We investigated inner-plexiform-layer (IPL) synaptic density in EAE at day 12,18 and 60 post-immunization (dpi), quantifying IHC for presynaptic (Bassoon, VGluT1) and postsynaptic (Homer1) markers. We compared the annualized change of IPL thickness of nineteen people with MS (pwMS) with at least two OCT timepoints before their year of transition to SPMS with 38 matched pwMS with stable MS. We conducted a hypothesis-driven analysis from a proteome-wide dataset [166 serum samples from 47 pwMS, mean age at inclusion 39.4 yrs(±10.3), dd 4.4 yrs(±3.6)] from the ReBUILD trial exploring the association between an established synaptic damage marker (SNAP-25), and markers of oligodendrocyte damage (OMgp), myelin injury (MOG), astrocyte (GFAP) and microglia (sTREM2) activation, astrocyte and microglia involvement (CHI3L1), B-cell recruitment/activation (CXCL-13) and T-cell activation (CD27).

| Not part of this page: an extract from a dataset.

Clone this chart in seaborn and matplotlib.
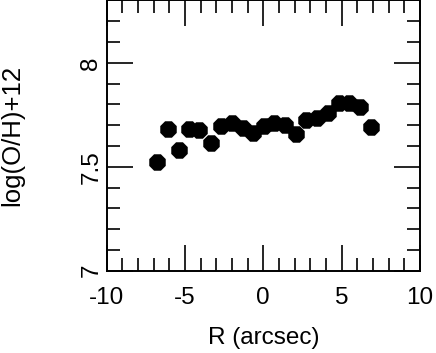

EAE experiments showed that IPL atrophy is already present at the first day of symptoms (12 dpi). Further, we found that IPL atrophy in MS precedes disability worsening [loss of a mean (SD) of 0.259 µm(±0.096)/yr; while stable MS cohort showed no changes over time (p=0.0097)]. Furthermore, SNAP-25 normalized protein expression correlated positively with MOG (Estimate: 0.53[0.32–0.73],p<0.001), OMgp (0.10[0.01–0.20],p=0.034), GFAP (0.25[0.09–0.41],p=0.003), and CHI3L1 (0.16[0.03–0.30],p=0.017). Those associations remained significant after correction for the degree of ongoing neuroaxonal injury, as assessed by NfL.
Monitoring synaptic injury is a biologically relevant approach that reflects a potential driver of progression.